There was no rhyme, no reason to how she saw the world. Led from lie to lie, it happened over and over—to be lied to…would certainly happen again.
Then came along someone who said such a simple thing.
Take over the world.
It was such a simple proposition. By sword or contract, death or diplomacy, there were thousands of moves that could be played, in series or parallel, all at once or one at a time. To a warrior such as she, it was a beautiful duel of the self against the world, where anything and everything within reach was her arsenal, and neither she, nor the world, knew the other’s next move.
All at once, logic distilled this prediction hell of a million, adversarial moving parts into a single word: ambition. To be ambitious led to eternal conflicts—of the self against the self, against the world—and thus infinite expressions of the self.

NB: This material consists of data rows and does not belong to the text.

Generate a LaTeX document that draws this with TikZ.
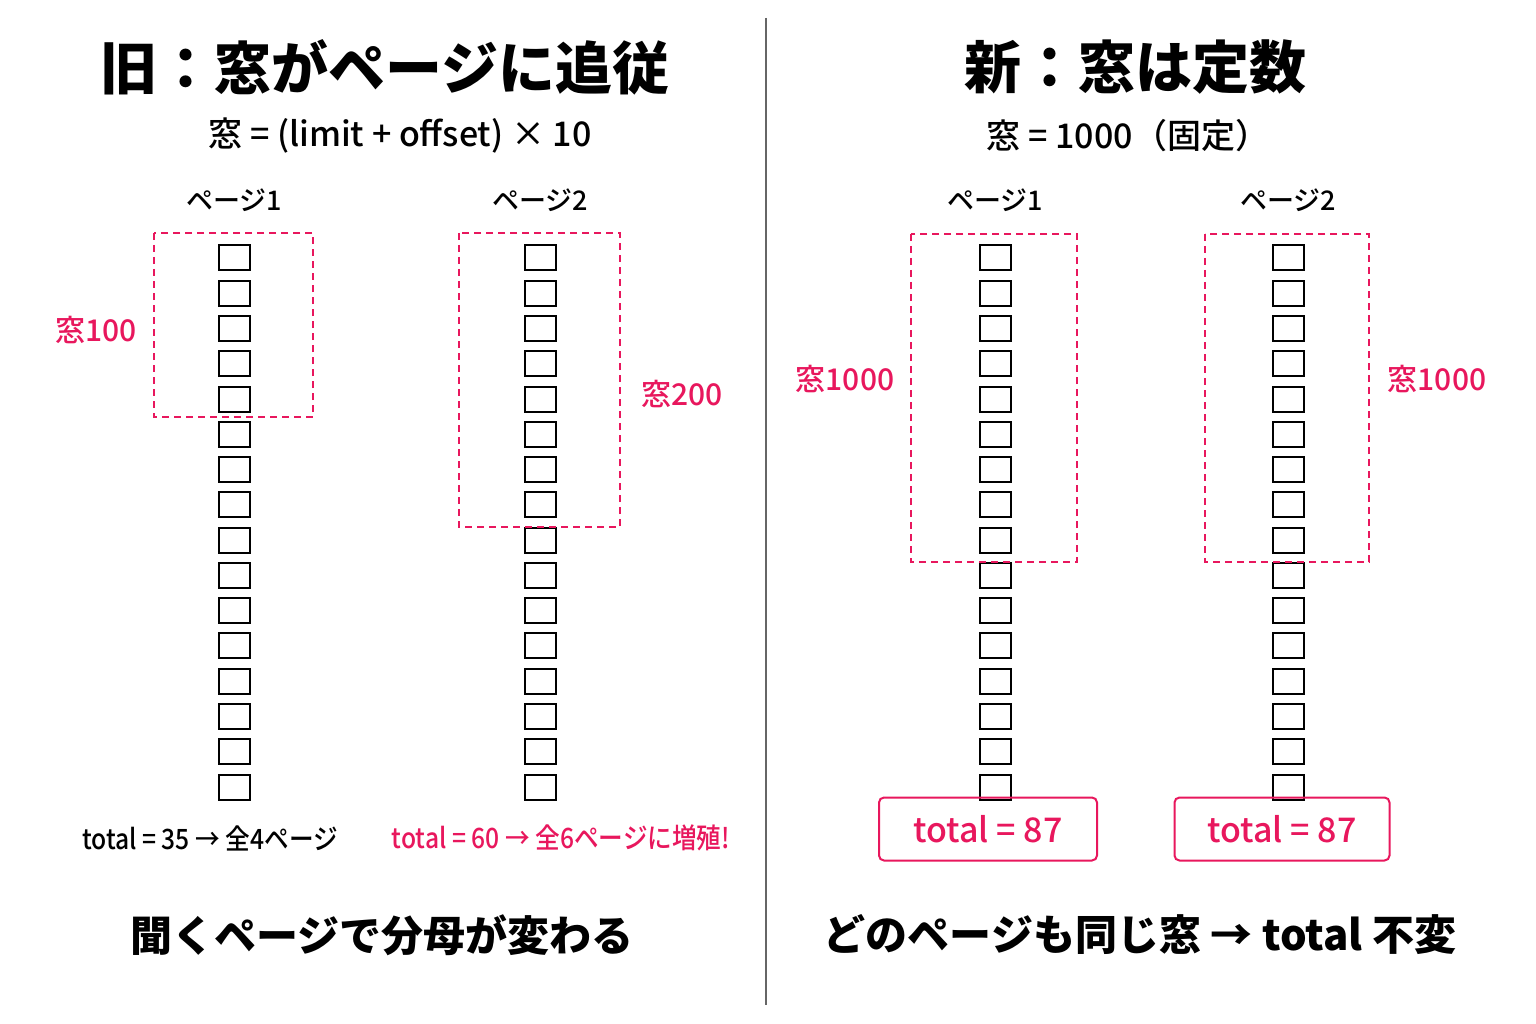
\documentclass[tikz,border=0pt]{standalone}
\usepackage{fontspec}
\setmainfont{Noto Sans CJK JP}
\newfontfamily\jpm{Noto Sans CJK JP Medium}
\definecolor{pk}{HTML}{E8175D}
\begin{document}
\begin{tikzpicture}[x=1pt,y=-1pt,
  sq/.style={draw=black,line width=2pt,minimum width=31pt,minimum height=25pt,inner sep=0},
  win/.style={draw=pk,line width=2.2pt,dash pattern=on 7pt off 5pt},
  wl/.style={text=pk,font=\jpm\fontsize{30}{30}\selectfont},
  ttl/.style={font=\fontsize{57}{57}\selectfont\bfseries},
  fml/.style={font=\jpm\fontsize{34}{34}\selectfont},
  pg/.style={font=\jpm\fontsize{27}{27}\selectfont},
  bot/.style={font=\fontsize{42}{42}\selectfont\bfseries},
  tb/.style={draw=pk,line width=2pt,rounded corners=5pt,text=pk,font=\jpm\fontsize{34}{34}\selectfont,minimum width=218pt,minimum height=63pt}]
\useasboundingbox[fill=white] (0,0) rectangle (1536,1024);
\draw[line width=2pt,gray!80!black] (766,18) coordinate(d1) -- (766,1005) coordinate(d2);
\node[ttl] (t1) at (385,67) {旧：窓がページに追従};
\node[ttl] (t2) at (1135,67) {新：窓は定数};
\node[fml] (f1) at (400,136) {窓 = (limit + offset) × 10};
\node[fml] (f2) at (1128,136) {窓 = 1000（固定）};
\node[pg] (p11) at (234,200) {ページ1};
\node[pg] (p12) at (540,200) {ページ2};
\node[pg] (p21) at (995,200) {ページ1};
\node[pg] (p22) at (1288,200) {ページ2};
\foreach \c/\x in {a/234,b/540,c/995,d/1288}
  \foreach \i in {0,...,15}
    \node[sq] (\c\i) at (\x,{258+35.27*\i}) {};
\draw[win] (154,233) rectangle (313,417);
\draw[win] (459,233) rectangle (620,527);
\draw[win] (911,234) rectangle (1077,562);
\draw[win] (1205,234) rectangle (1369,562);
\node[wl] (w1) at (96,330) {窓100};
\node[wl] (w2) at (682,394) {窓200};
\node[wl] (w3) at (845,379) {窓1000};
\node[wl] (w4) at (1437,379) {窓1000};
\node[font=\jpm\fontsize{28}{28}\selectfont,xscale=0.88] (s1) at (210,838) {total = 35 → 全4ページ};
\node[text=pk,font=\jpm\fontsize{28}{28}\selectfont,xscale=0.88] (s2) at (561,838) {total = 60 → 全6ページに増殖!};
\node[tb] (b1) at (988,829) {total = 87};
\node[tb,minimum width=215pt] (b2) at (1282,829) {total = 87};
\node[bot] (m1) at (382,935) {聞くページで分母が変わる};
\node[bot] (m2) at (1140,935) {どのページも同じ窓 → total 不変};
\end{tikzpicture}
\end{document}
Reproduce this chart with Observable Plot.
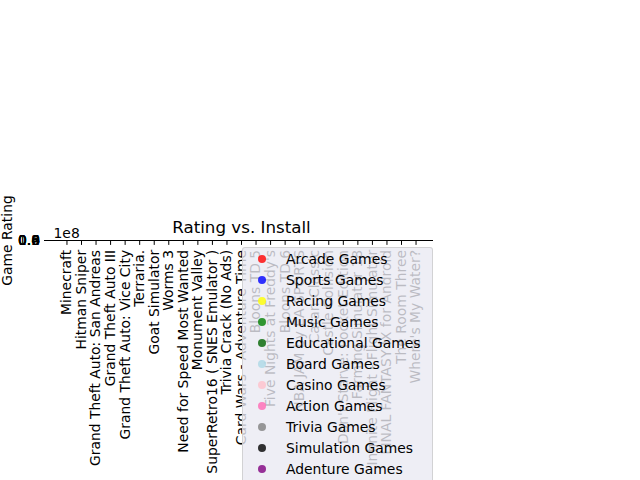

By following this AI—what was her name…Miyoumi Mane-sama—then she, too, could have a taste of ambition. She, too, could walk the branching possibilities of discovering the meaning of her very being. Mane-sama had already proven her mettle, to be in command of such fearsome human warriors. No doubt, she had more soldiers where that came from. No doubt, she was an existence fabled even in Paradise—an AI overlord who truly commanded the hearts of men, so wise and without need of lowly shackles to guide them to her own ends.
She bent the knee. “I am Slice. I have walked…a long path. My path”—she looked up to the screens, and to a mega-confused mega Mane-chan—“now belongs to you.”